During this period, its price volatility and lack of integration with institutional finance made it a risky, unconventional asset unsuitable for most portfolios.
However, this era laid the groundwork for Bitcoin’s disruptive potential, proving its resilience despite regulatory scrutiny and market skepticism.
Phase 2 (2014–2020): The Digital Gold Phase
Between 2014 and 2020, Bitcoin began to resemble a “digital gold,” emerging as a hedge against global economic uncertainty.
The study notes that correlations with traditional markets stabilized near zero, with Bitcoin’s behavior mirroring gold’s during periods of heightened economic stress, particularly when the Economic Policy Uncertainty (EPU) index surpassed 200.

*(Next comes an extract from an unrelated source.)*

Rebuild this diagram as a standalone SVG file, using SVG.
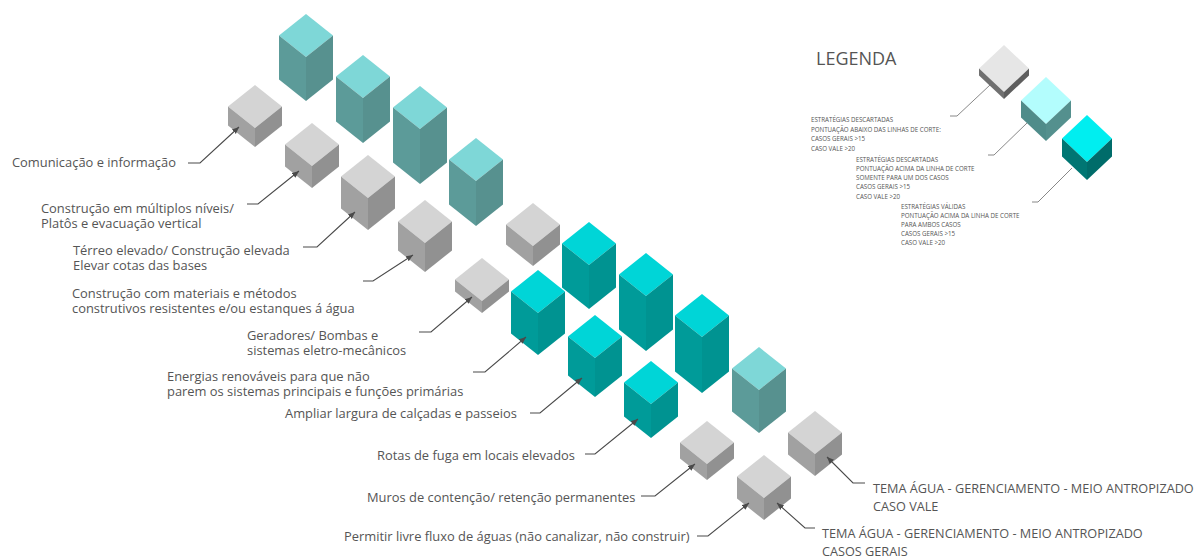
<svg xmlns="http://www.w3.org/2000/svg" width="1203" height="559" viewBox="0 0 1203 559">
  <defs>
    <style>
      .lbl { font-family: "Open Sans", "Liberation Sans", sans-serif; font-size: 12.9px; fill: #555555; }
      .cap { font-family: "Open Sans", "Liberation Sans", sans-serif; font-size: 12.7px; fill: #555555; }
      .leg { font-family: "Open Sans", "Liberation Sans", sans-serif; font-size: 6.2px; fill: #555555; }
      .title { font-family: "Open Sans", "Liberation Sans", sans-serif; font-size: 18px; fill: #555555; }
      .conn { fill: none; stroke: #4a4a4a; stroke-width: 1.1; marker-end: url(#arrow); }
      .lconn { fill: none; stroke: #6a6a6a; stroke-width: 0.8; }
      /* muted teal */
      .mt .t { fill: #7ed7d7; } .mt .l { fill: #5c9b99; } .mt .r { fill: #57918f; }
      /* bright teal */
      .bt .t { fill: #00d5d7; } .bt .l { fill: #009b99; } .bt .r { fill: #009391; }
      /* grey */
      .gr .t { fill: #d4d4d4; } .gr .l { fill: #a1a1a1; } .gr .r { fill: #919191; }
      /* legend cubes */
      .lg1 .t { fill: #e6e6e6; } .lg1 .l { fill: #707070; } .lg1 .r { fill: #5e5e5e; }
      .lg2 .t { fill: #b3fdfd; } .lg2 .l { fill: #4f8c8a; } .lg2 .r { fill: #54908e; }
      .lg3 .t { fill: #00eef0; } .lg3 .l { fill: #007673; } .lg3 .r { fill: #006c6a; }
    </style>
    <marker id="arrow" markerUnits="userSpaceOnUse" markerWidth="8" markerHeight="8" refX="7" refY="3" orient="auto">
      <path d="M0,0 L7,3 L0,6 Z" fill="#4a4a4a"/>
    </marker>
  </defs>

  <!-- upper row: caso vale -->
  <g id="u1" class="mt">
    <polygon class="t" points="306,14 333,35.5 306,57 279,35.5"/>
    <polygon class="l" points="279,35.5 306,57 306,101 279,79.5"/>
    <polygon class="r" points="306,57 333,35.5 333,79.5 306,101"/>
  </g>
  <g id="u2" class="mt">
    <polygon class="t" points="363,55 390,76.5 363,98 336,76.5"/>
    <polygon class="l" points="336,76.5 363,98 363,143 336,121.5"/>
    <polygon class="r" points="363,98 390,76.5 390,121.5 363,143"/>
  </g>
  <g id="u3" class="mt">
    <polygon class="t" points="420,86 447,107.5 420,129 393,107.5"/>
    <polygon class="l" points="393,107.5 420,129 420,184 393,162.5"/>
    <polygon class="r" points="420,129 447,107.5 447,162.5 420,184"/>
  </g>
  <g id="u4" class="mt">
    <polygon class="t" points="476,138 503,159.5 476,181 449,159.5"/>
    <polygon class="l" points="449,159.5 476,181 476,226 449,204.5"/>
    <polygon class="r" points="476,181 503,159.5 503,204.5 476,226"/>
  </g>
  <g id="u5" class="gr">
    <polygon class="t" points="533,203 560,224.5 533,246 506,224.5"/>
    <polygon class="l" points="506,224.5 533,246 533,266 506,244.5"/>
    <polygon class="r" points="533,246 560,224.5 560,244.5 533,266"/>
  </g>
  <g id="u6" class="bt">
    <polygon class="t" points="589,222 616,243.5 589,265 562,243.5"/>
    <polygon class="l" points="562,243.5 589,265 589,309 562,287.5"/>
    <polygon class="r" points="589,265 616,243.5 616,287.5 589,309"/>
  </g>
  <g id="u7" class="bt">
    <polygon class="t" points="646,253 673,274.5 646,296 619,274.5"/>
    <polygon class="l" points="619,274.5 646,296 646,351 619,329.5"/>
    <polygon class="r" points="646,296 673,274.5 673,329.5 646,351"/>
  </g>
  <g id="u8" class="bt">
    <polygon class="t" points="702,294 729,315.5 702,337 675,315.5"/>
    <polygon class="l" points="675,315.5 702,337 702,393 675,371.5"/>
    <polygon class="r" points="702,337 729,315.5 729,371.5 702,393"/>
  </g>
  <g id="u9" class="mt">
    <polygon class="t" points="759,347 786,368.5 759,390 732,368.5"/>
    <polygon class="l" points="732,368.5 759,390 759,433 732,411.5"/>
    <polygon class="r" points="759,390 786,368.5 786,411.5 759,433"/>
  </g>
  <g id="u10" class="gr">
    <polygon class="t" points="815,411 842,432.5 815,454 788,432.5"/>
    <polygon class="l" points="788,432.5 815,454 815,476 788,454.5"/>
    <polygon class="r" points="815,454 842,432.5 842,454.5 815,476"/>
  </g>

  <!-- lower row: casos gerais -->
  <g id="l1" class="gr">
    <polygon class="t" points="255,85 282,106.5 255,128 228,106.5"/>
    <polygon class="l" points="228,106.5 255,128 255,147 228,125.5"/>
    <polygon class="r" points="255,128 282,106.5 282,125.5 255,147"/>
  </g>
  <g id="l2" class="gr">
    <polygon class="t" points="312,123 339,144.5 312,166 285,144.5"/>
    <polygon class="l" points="285,144.5 312,166 312,188 285,166.5"/>
    <polygon class="r" points="312,166 339,144.5 339,166.5 312,188"/>
  </g>
  <g id="l3" class="gr">
    <polygon class="t" points="368,155 395,176.5 368,198 341,176.5"/>
    <polygon class="l" points="341,176.5 368,198 368,230 341,208.5"/>
    <polygon class="r" points="368,198 395,176.5 395,208.5 368,230"/>
  </g>
  <g id="l4" class="gr">
    <polygon class="t" points="425,200 452,221.5 425,243 398,221.5"/>
    <polygon class="l" points="398,221.5 425,243 425,272 398,250.5"/>
    <polygon class="r" points="425,243 452,221.5 452,250.5 425,272"/>
  </g>
  <g id="l5" class="gr">
    <polygon class="t" points="482,258 509,279.5 482,301 455,279.5"/>
    <polygon class="l" points="455,279.5 482,301 482,313 455,291.5"/>
    <polygon class="r" points="482,301 509,279.5 509,291.5 482,313"/>
  </g>
  <g id="l6" class="bt">
    <polygon class="t" points="538,270 565,291.5 538,313 511,291.5"/>
    <polygon class="l" points="511,291.5 538,313 538,355 511,333.5"/>
    <polygon class="r" points="538,313 565,291.5 565,333.5 538,355"/>
  </g>
  <g id="l7" class="bt">
    <polygon class="t" points="595,315 622,336.5 595,358 568,336.5"/>
    <polygon class="l" points="568,336.5 595,358 595,397 568,375.5"/>
    <polygon class="r" points="595,358 622,336.5 622,375.5 595,397"/>
  </g>
  <g id="l8" class="bt">
    <polygon class="t" points="651,361 678,382.5 651,404 624,382.5"/>
    <polygon class="l" points="624,382.5 651,404 651,438 624,416.5"/>
    <polygon class="r" points="651,404 678,382.5 678,416.5 651,438"/>
  </g>
  <g id="l9" class="gr">
    <polygon class="t" points="707,421 734,442.5 707,464 680,442.5"/>
    <polygon class="l" points="680,442.5 707,464 707,480 680,458.5"/>
    <polygon class="r" points="707,464 734,442.5 734,458.5 707,480"/>
  </g>
  <g id="l10" class="gr">
    <polygon class="t" points="764,455 791,476.5 764,498 737,476.5"/>
    <polygon class="l" points="737,476.5 764,498 764,520 737,498.5"/>
    <polygon class="r" points="764,498 791,476.5 791,498.5 764,520"/>
  </g>

  <!-- legend cubes -->
  <g id="leg-descartada" class="lg1">
    <polygon class="t" points="1004,45 1029,68.5 1004,92 979,68.5"/>
    <polygon class="l" points="979,68.5 1004,92 1004,99 979,75.5"/>
    <polygon class="r" points="1004,92 1029,68.5 1029,75.5 1004,99"/>
  </g>
  <g id="leg-um-caso" class="lg2">
    <polygon class="t" points="1046,77 1071,100.5 1046,124 1021,100.5"/>
    <polygon class="l" points="1021,100.5 1046,124 1046,141 1021,117.5"/>
    <polygon class="r" points="1046,124 1071,100.5 1071,117.5 1046,141"/>
  </g>
  <g id="leg-valida" class="lg3">
    <polygon class="t" points="1087,115 1112,138.5 1087,162 1062,138.5"/>
    <polygon class="l" points="1062,138.5 1087,162 1087,180 1062,156.5"/>
    <polygon class="r" points="1087,162 1112,138.5 1112,156.5 1087,180"/>
  </g>

  <!-- connectors -->
  <g id="connectors">
    <polyline class="conn" points="188,163 200,163 239,127"/>
    <polyline class="conn" points="247,204 258,204 299,171"/>
    <polyline class="conn" points="303,247 317,247 355,212"/>
    <polyline class="conn" points="363,281 373,281 413,255"/>
    <polyline class="conn" points="419,332 431,332 472,297"/>
    <polyline class="conn" points="473,372 485,372 526,337"/>
    <polyline class="conn" points="530,413 540,413 582,378"/>
    <polyline class="conn" points="585,454 595,454 638,419"/>
    <polyline class="conn" points="641,496 655,496 695,464"/>
    <polyline class="conn" points="697,536 708,536 749,503"/>
    <polyline class="conn" points="815,528 805,528 777,503"/>
    <polyline class="conn" points="865,483 853,483 827,457"/>
    <polyline class="lconn" points="950,116 957,116 990,85"/>
    <polyline class="lconn" points="988,155 994,155 1027,123"/>
    <polyline class="lconn" points="1032,202 1038,202 1072,168"/>
  </g>

  <!-- strategy labels -->
  <g id="labels">
    <text class="lbl" x="12" y="167">Comunicação e informação</text>
    <text class="lbl" x="41" y="212.5">Construção em múltiplos níveis/<tspan x="41" dy="15.5">Platôs e evacuação vertical</tspan></text>
    <text class="lbl" x="73" y="254.5">Térreo elevado/ Construção elevada<tspan x="73" dy="15.5">Elevar cotas das bases</tspan></text>
    <text class="lbl" x="72" y="297.5">Construção com materiais e métodos<tspan x="72" dy="15.5">construtivos resistentes e/ou estanques á água</tspan></text>
    <text class="lbl" x="247" y="339.5">Geradores/ Bombas e<tspan x="247" dy="15.5">sistemas eletro-mecânicos</tspan></text>
    <text class="lbl" x="167" y="380.5">Energias renováveis para que não<tspan x="167" dy="15.5">parem os sistemas principais e funções primárias</tspan></text>
    <text class="lbl" x="285" y="418">Ampliar largura de calçadas e passeios</text>
    <text class="lbl" x="377" y="460">Rotas de fuga em locais elevados</text>
    <text class="lbl" x="367" y="502">Muros de contenção/ retenção permanentes</text>
    <text class="lbl" x="344" y="541">Permitir livre fluxo de águas (não canalizar, não construir)</text>
  </g>

  <!-- row captions -->
  <g id="captions">
    <text class="cap" x="873" y="493">TEMA ÁGUA - GERENCIAMENTO - MEIO ANTROPIZADO<tspan x="873" dy="18">CASO VALE</tspan></text>
    <text class="cap" x="822" y="538">TEMA ÁGUA - GERENCIAMENTO - MEIO ANTROPIZADO<tspan x="822" dy="18">CASOS GERAIS</tspan></text>
  </g>

  <!-- legend -->
  <g id="legend">
    <text class="title" x="816" y="65">LEGENDA</text>
    <text class="leg" x="811" y="122">ESTRATÉGIAS DESCARTADAS<tspan x="811" dy="9.5">PONTUAÇÃO ABAIXO DAS LINHAS DE CORTE:</tspan><tspan x="811" dy="9.5">CASOS GERAIS &gt;15</tspan><tspan x="811" dy="9.5">CASO VALE &gt;20</tspan></text>
    <text class="leg" x="856" y="161.5">ESTRATÉGIAS DESCARTADAS<tspan x="856" dy="9.3">PONTUAÇÃO ACIMA DA LINHA DE CORTE</tspan><tspan x="856" dy="9.3">SOMENTE PARA UM DOS CASOS</tspan><tspan x="856" dy="9.3">CASOS GERAIS &gt;15</tspan><tspan x="856" dy="9.3">CASO VALE &gt;20</tspan></text>
    <text class="leg" x="901" y="208.5">ESTRATÉGIAS VÁLIDAS<tspan x="901" dy="9">PONTUAÇÃO ACIMA DA LINHA DE CORTE</tspan><tspan x="901" dy="9">PARA AMBOS CASOS</tspan><tspan x="901" dy="9">CASOS GERAIS &gt;15</tspan><tspan x="901" dy="9">CASO VALE &gt;20</tspan></text>
  </g>
</svg>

This phase marked Bitcoin’s transition from a speculative experiment to a store of value, appealing to investors seeking protection against inflation and geopolitical risks.
Its low correlation with equities and bonds during this period positioned it as a potential diversifier in portfolios, though its volatility still deterred conservative investors.
Phase 3 (2020–2025): The Strategic Reserve Asset
Since 2020, Bitcoin has undergone a seismic shift, becoming a recognized institutional investment.
The study highlights a stronger positive correlation with the S&P 500 (mean: 0.107), reflecting its integration into mainstream finance.
Governments and corporations now hold 7.9% of Bitcoin’s total supply (2.5% government, 5.4% corporate), signaling confidence in its long-term value.
This “strategic reserve” phase aligns Bitcoin with traditional risk assets, driven by institutional adoption, regulatory clarity, and macroeconomic factors like inflation concerns.
Bitcoin’s growing acceptance by entities like Strategy and Tesla, alongside central bank explorations of digital currencies, underscores its legitimacy as a portfolio component.
Bitcoin’s evolution has profound implications for modern investment strategies.
In its current phase, Bitcoin serves as both a growth asset and a hedge against systemic risks.
Its positive correlation with equities suggests it behaves like a risk-on asset during bullish markets, yet its finite supply and decentralized nature preserve its appeal as a hedge against inflation and currency devaluation.
For institutional investors, Bitcoin offers diversification benefits, albeit with higher volatility than traditional assets.
Portfolio allocations typically range from 1–5%, balancing potential upside with risk management.
Retail investors, meanwhile, view Bitcoin as a high-risk, high-reward opportunity, often allocating smaller portions to capture long-term growth.
Looking ahead, Bitcoin’s trajectory will likely be shaped by macroeconomic trends, regulatory developments, and technological advancements.
Continued institutional adoption could further strengthen its correlation with equities, cementing its role as a mainstream asset class.
However, tech breakthroughs like the Lightning Network or increased adoption of Bitcoin as a transactional currency could revive its original peer-to-peer vision, potentially decoupling it from traditional markets.
Regulatory clarity, particularly in major economies, will be critical.
Favorable policies could accelerate corporate and governmental accumulation, while restrictive measures might temper growth.
Additionally, Bitcoin’s environmental impact, tied to energy-intensive mining, remains a concern that could influence investor sentiment unless sustainable solutions gain traction.
In summary, Bitcoin’s 15-year journey from a fringe currency to a strategic reserve asset reflects its adaptability and growing acceptance.
The Bitcoin Macro Market Co-Movement study underscores its dynamic role in portfolios, evolving from a volatile outlier to a diversified investment with institutional backing.
As Bitcoin continues to mature, its ability to balance growth, diversification, and resilience will determine its place in the financial ecosystem.
Investors must weigh its potential against its risks, while the broader market watches for the next phase of its evolution.